Model Architecture and Training¶
The model architecture we used was references from different examples online such as the TensorFlow blog and the example from pico-tflmicro GitHub repository.
The input of the model was made to match that of the final mel spectrogram matrix that comprises the spectrograms for each individual channel and their difference. There are 3 main layers to the model as shown in the code below. The output layer returns four values which make up two sine and cosine pairs to give us the polar and azimuthal angles.
When we tried to load this model on the RP2040 using the pico-tflmicro library provided by Raspberry Pi, we faced two main problems. The first problem was that LeakyReLU is not an operation that the version of pico-tflmicro we were using supports. The second problem was that when we actually were able to compile the model, we got a Panic from the board debugger saying that we ran out of memory. To solve these problems, we replaced the LeakyReLU operation with a regular ReLU which pico-tflmicro does support. We then removed BatchNormalization as it takes up memory during inference and the degree to which it improves convergence was not significant. We also removed the Dropout operation as its task is to prevent overfitting but our dataset was already very diverse. Below is our final model architecture.

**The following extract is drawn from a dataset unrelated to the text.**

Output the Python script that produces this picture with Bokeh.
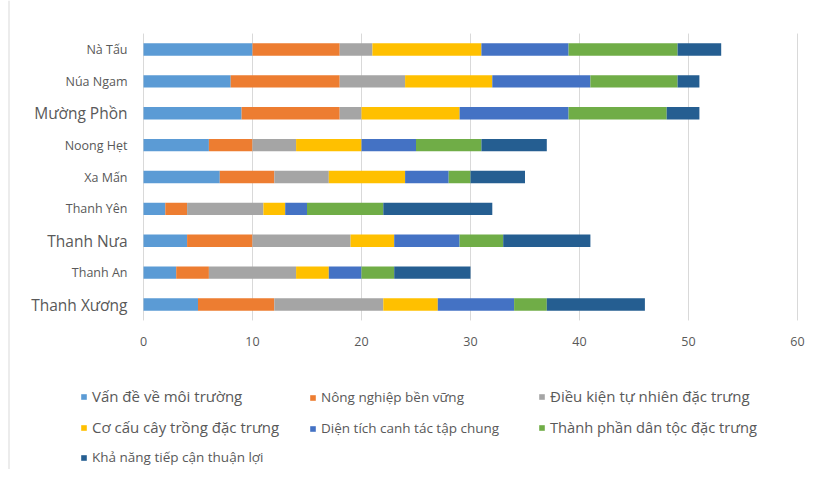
from bokeh.plotting import figure
from bokeh.models import ColumnDataSource, Range1d, Legend, LegendItem
from bokeh.core.properties import value
from bokeh.embed import file_html
from bokeh.resources import INLINE

categories = ["Nà Tấu", "Núa Ngam", "Mường Phồn", "Noong Hẹt", "Xa Mấn",
              "Thanh Yên", "Thanh Nưa", "Thanh An", "Thanh Xương"]

series_names = ["Vấn đề về môi trường", "Nông nghiệp bền vững",
                "Điều kiện tự nhiên đặc trưng", "Cơ cấu cây trồng đặc trưng",
                "Diện tích canh tác tập chung", "Thành phần dân tộc đặc trưng",
                "Khả năng tiếp cận thuận lợi"]

moi_truong = [10, 8, 9, 6, 7, 2, 4, 3, 5]
nong_nghiep = [8, 10, 9, 4, 5, 2, 6, 3, 7]
dieu_kien = [3, 6, 2, 4, 5, 7, 9, 8, 10]
co_cau = [10, 8, 9, 6, 7, 2, 4, 3, 5]
dien_tich = [8, 9, 10, 5, 4, 2, 6, 3, 7]
thanh_phan = [10, 8, 9, 6, 2, 7, 4, 3, 3]
kha_nang = [4, 2, 3, 6, 5, 10, 8, 7, 9]

x_ticks = [0, 10, 20, 30, 40, 50, 60]

series = [moi_truong, nong_nghiep, dieu_kien, co_cau, dien_tich, thanh_phan, kha_nang]
colors = ["#5B9BD5", "#ED7D31", "#A5A5A5", "#FFC000", "#4472C4", "#70AD47", "#255E91"]
FONT = "Open Sans"
TXT = "#595959"

# ---- geometry (pixels) ----
W, H = 809, 469
M = 0                      # offset of the canvas in the photographed page
PX_X = (797 - 143) / 60.0  # px per x unit
PX_Y = (304 - 49) / 8.0    # px per category
X0_IMG = 143               # image x of value 0
YTOP_IMG = 49              # image y of first category centre

n = len(categories)
x_start = -(X0_IMG - M) / PX_X
x_end = x_start + W / PX_X
y_top = (n - 1) + (YTOP_IMG - M) / PX_Y
y_bot = y_top - H / PX_Y

p = figure(width=W, height=H, x_range=Range1d(x_start, x_end), y_range=Range1d(y_bot, y_top),
           output_backend="svg", toolbar_location=None,
           x_axis_location=None, y_axis_location=None,
           min_border=0, min_border_left=0, min_border_right=0,
           min_border_top=0, min_border_bottom=0)
p.grid.visible = False
p.outline_line_color = None

# chart area left border
bx = x_start + (8.5 - M) / PX_X
p.segment(x0=[bx], x1=[bx], y0=[y_bot], y1=[y_top], line_color="#d9d9d9", line_width=1)

# vertical grid lines from the tick values
p.segment(x0=x_ticks, x1=x_ticks, y0=[-0.5] * len(x_ticks), y1=[n - 0.5] * len(x_ticks),
          line_color="#d9d9d9", line_width=1)

ypos = [n - 1 - i for i in range(n)]
data = {"y": ypos, "cat": categories}
keys = []
for k, vals in enumerate(series):
    key = "s%d" % k
    keys.append(key)
    data[key] = vals
src = ColumnDataSource(data)

renderers = p.hbar_stack(keys, y="y", height=0.39, color=colors, source=src, line_color=None)

# category labels
big = {"Mường Phồn", "Thanh Nưa", "Thanh Xương"}
lab_src = ColumnDataSource(dict(x=[0] * n, y=ypos, text=categories,
                                size=["15.5px" if c in big else "12.5px" for c in categories]))
p.text(x="x", y="y", text="text", source=lab_src, x_offset=-16, text_align="right",
       text_baseline="middle", text_font=value(FONT), text_font_size="size",
       text_color=TXT)

# x tick labels
tick_src = ColumnDataSource(dict(x=x_ticks, y=[-0.5] * len(x_ticks),
                                 text=[str(t) for t in x_ticks]))
p.text(x="x", y="y", text="text", source=tick_src, y_offset=21, text_align="center",
       text_baseline="middle", text_font=value(FONT), text_font_size="12.5px",
       text_color=TXT)

# legend: one per item, laid out in 3 columns
col_x = [80, 309, 538]
row_y = [397, 428, 457]
grid_pos = [(0, 0), (1, 0), (2, 0), (0, 1), (1, 1), (2, 1), (0, 2)]
leg_size = ["15px", "13.5px", "15px", "15px", "13.5px", "14.7px", "13.5px"]
LH = 18
for j, r in enumerate(renderers):
    c, rw = grid_pos[j]
    lx = col_x[c] - M
    ly = (M + H) - row_y[rw] - LH / 2
    leg = Legend(items=[LegendItem(label=series_names[j], renderers=[r])],
                 location=(lx, ly), orientation="vertical", padding=0, margin=0,
                 spacing=0, border_line_color=None, background_fill_alpha=0,
                 glyph_width=7, glyph_height=7, label_standoff=5, label_height=LH,
                 label_text_font=FONT, label_text_font_size=leg_size[j],
                 label_text_color=TXT)
    p.add_layout(leg)

open("out.html", "w").write(file_html(p, INLINE))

Running the Model on the RP2040 using pico-tflmicro¶
Once the model was loaded onto the RP2040, our focus shifted to real-time audio capture and processing. We realized that the seamless data-handling provided by Python’s high-level libraries had shielded us from low-level hardware constraints. On the RP2040, we faced a major bottleneck: our training pipeline used float32 precision and 4096-sample FFT windows, but the RP2040’s lack of an FPU made floating-point DSP computationally expensive. Additionally, the CMSIS-DSP library on this hardware is restricted to smaller FFT sizes for efficiency. A move to the RP2350 would have solved these issues with its native FPU and expanded RAM, but due to time constraints, we pivoted to a hybrid architecture where the DSP is performed on a laptop, allowing the RP2040 to focus on inference.